Issues with PyMuPDF extracting plain text

PyRsquared picture PyRsquared · Jun 4, 2018 · Viewed 8.2k times · Source

I want to read in a PDF file using PyMuPDF. All I need is plain text (no need to extract info on color, fonts, tables etc.).

I have tried the following

import fitz
from fitz import TextPage
ifile = "C:\\user\\docs\\aPDFfile.pdf"
doc = TextPage(ifile)
>>> TypeError: in method 'new_TextPage', argument 1 of type 'struct fz_rect_s *'

Which doesn't work, so then I tried

doc = fitz.Document(ifile)
t = TextPage.extractText(doc)
>>> AttributeError: 'Document' object has no attribute '_extractText'

which again doesn't work.

Then I found a great blog from one of the authors of PyMuPDF which has detailed code on extracting text in the order it is read from the file. But everytime I run this code with a different PDF I get KeyError: 'lines' (line 81 in the code) or KeyError: "bbox" (line 60 in the code).
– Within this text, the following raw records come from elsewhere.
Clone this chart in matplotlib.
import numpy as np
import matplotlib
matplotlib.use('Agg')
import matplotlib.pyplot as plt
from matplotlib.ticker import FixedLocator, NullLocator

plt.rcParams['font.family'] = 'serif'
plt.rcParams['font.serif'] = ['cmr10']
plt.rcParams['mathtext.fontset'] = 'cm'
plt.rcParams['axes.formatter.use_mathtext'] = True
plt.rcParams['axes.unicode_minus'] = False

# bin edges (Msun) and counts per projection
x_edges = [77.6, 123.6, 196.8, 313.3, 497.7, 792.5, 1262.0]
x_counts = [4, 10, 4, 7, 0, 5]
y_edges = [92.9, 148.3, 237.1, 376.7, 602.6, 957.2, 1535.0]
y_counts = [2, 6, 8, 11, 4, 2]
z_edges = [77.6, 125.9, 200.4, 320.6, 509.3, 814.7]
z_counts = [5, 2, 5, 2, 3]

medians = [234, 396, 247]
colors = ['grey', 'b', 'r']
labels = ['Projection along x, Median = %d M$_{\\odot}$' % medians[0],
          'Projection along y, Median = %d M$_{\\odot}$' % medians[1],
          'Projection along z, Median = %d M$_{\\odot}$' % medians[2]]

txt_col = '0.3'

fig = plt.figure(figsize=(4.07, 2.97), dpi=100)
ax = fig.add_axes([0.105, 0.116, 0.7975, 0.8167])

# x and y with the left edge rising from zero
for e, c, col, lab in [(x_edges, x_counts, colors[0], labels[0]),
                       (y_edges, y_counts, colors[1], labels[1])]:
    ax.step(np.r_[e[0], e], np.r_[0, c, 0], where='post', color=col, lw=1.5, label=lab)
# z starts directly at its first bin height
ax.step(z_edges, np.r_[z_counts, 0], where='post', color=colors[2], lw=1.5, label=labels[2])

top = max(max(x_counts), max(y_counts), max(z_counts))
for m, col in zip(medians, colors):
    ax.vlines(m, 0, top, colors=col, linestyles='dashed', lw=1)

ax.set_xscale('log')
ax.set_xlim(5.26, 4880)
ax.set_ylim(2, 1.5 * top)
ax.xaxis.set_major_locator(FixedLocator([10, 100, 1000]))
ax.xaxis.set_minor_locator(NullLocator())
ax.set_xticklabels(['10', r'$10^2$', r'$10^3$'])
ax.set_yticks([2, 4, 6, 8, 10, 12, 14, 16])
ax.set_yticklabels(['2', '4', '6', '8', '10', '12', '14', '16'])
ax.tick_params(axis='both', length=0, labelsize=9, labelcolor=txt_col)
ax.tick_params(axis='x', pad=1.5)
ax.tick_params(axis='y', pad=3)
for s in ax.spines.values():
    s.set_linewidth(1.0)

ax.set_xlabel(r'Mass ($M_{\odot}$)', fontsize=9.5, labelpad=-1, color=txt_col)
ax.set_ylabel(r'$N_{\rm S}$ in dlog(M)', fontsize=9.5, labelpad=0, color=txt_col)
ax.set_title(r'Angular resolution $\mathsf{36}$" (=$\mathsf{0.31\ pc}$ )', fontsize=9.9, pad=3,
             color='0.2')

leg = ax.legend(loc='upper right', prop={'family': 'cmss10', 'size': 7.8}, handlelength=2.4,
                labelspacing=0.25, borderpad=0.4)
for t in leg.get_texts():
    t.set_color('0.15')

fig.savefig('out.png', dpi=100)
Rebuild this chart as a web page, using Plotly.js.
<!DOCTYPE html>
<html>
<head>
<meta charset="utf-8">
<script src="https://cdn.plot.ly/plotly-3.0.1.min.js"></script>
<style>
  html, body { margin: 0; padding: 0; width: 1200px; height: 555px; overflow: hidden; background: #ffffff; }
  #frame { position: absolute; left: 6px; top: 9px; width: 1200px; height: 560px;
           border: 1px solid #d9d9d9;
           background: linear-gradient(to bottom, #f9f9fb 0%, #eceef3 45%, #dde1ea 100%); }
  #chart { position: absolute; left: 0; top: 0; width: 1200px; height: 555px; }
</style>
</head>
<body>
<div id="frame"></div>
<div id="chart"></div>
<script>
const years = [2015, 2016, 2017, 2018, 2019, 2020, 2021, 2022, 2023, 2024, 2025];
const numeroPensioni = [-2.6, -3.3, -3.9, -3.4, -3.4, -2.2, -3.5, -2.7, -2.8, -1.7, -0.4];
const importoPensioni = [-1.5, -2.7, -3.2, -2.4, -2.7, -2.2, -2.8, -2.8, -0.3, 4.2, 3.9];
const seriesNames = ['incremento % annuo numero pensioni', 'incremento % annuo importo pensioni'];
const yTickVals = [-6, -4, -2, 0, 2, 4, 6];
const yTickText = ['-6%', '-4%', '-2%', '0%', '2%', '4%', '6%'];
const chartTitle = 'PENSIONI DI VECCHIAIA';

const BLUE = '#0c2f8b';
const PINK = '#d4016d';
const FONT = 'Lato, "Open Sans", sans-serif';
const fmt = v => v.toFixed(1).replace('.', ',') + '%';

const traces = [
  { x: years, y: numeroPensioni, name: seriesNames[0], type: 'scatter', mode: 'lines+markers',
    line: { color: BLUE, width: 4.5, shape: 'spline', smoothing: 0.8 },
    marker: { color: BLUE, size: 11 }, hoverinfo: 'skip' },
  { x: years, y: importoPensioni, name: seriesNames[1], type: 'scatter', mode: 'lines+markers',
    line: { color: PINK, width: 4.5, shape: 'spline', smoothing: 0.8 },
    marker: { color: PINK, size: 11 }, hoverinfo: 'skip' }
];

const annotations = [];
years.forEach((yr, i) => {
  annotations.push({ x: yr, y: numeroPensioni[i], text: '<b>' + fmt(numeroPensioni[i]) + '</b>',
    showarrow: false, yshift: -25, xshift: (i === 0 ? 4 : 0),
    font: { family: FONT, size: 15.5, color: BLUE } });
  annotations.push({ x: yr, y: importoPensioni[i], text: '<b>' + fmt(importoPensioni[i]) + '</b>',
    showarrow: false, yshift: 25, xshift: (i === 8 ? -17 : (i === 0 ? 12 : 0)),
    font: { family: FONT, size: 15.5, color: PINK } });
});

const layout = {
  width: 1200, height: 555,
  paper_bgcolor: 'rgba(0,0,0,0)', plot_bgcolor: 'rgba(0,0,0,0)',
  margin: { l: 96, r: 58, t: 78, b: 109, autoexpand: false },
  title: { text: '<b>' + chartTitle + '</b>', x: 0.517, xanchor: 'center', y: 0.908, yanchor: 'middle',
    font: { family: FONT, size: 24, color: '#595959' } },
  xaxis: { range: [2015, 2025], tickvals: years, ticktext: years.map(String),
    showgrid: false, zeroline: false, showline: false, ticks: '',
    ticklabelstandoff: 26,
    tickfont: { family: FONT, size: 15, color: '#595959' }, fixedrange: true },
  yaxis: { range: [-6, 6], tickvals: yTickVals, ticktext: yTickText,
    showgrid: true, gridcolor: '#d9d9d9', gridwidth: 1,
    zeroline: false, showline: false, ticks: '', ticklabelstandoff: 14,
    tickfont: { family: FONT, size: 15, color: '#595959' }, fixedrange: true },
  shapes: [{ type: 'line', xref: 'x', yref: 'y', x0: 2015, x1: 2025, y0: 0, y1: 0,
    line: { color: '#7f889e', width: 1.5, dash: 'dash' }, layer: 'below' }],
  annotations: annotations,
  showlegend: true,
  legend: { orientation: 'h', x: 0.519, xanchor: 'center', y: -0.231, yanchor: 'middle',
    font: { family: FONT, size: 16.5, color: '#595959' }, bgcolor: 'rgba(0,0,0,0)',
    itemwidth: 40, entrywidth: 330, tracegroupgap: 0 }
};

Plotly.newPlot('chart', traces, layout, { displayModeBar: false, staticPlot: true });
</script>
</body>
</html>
I can't post the PDF's here because they are confidential, and I appreciate that would be useful information to have here. But is there any way I can just do the simplest task which PyMuPDF is meant to do: extract plain text from a PDF, un-ordered or otherwise (I don't mind much)?

Answer

Vasko picture Vasko · Jan 14, 2019

The process of extracting text following your example using PyMuPDF is:

import fitz

filepath = "C:\\user\\docs\\aPDFfile.pdf"

text = ''
with fitz.open(filepath ) as doc:
    for page in doc:
        text+= page.getText()
print(text)

The blog you followed is great, but a little bit outdated, some of the methods are depreciated.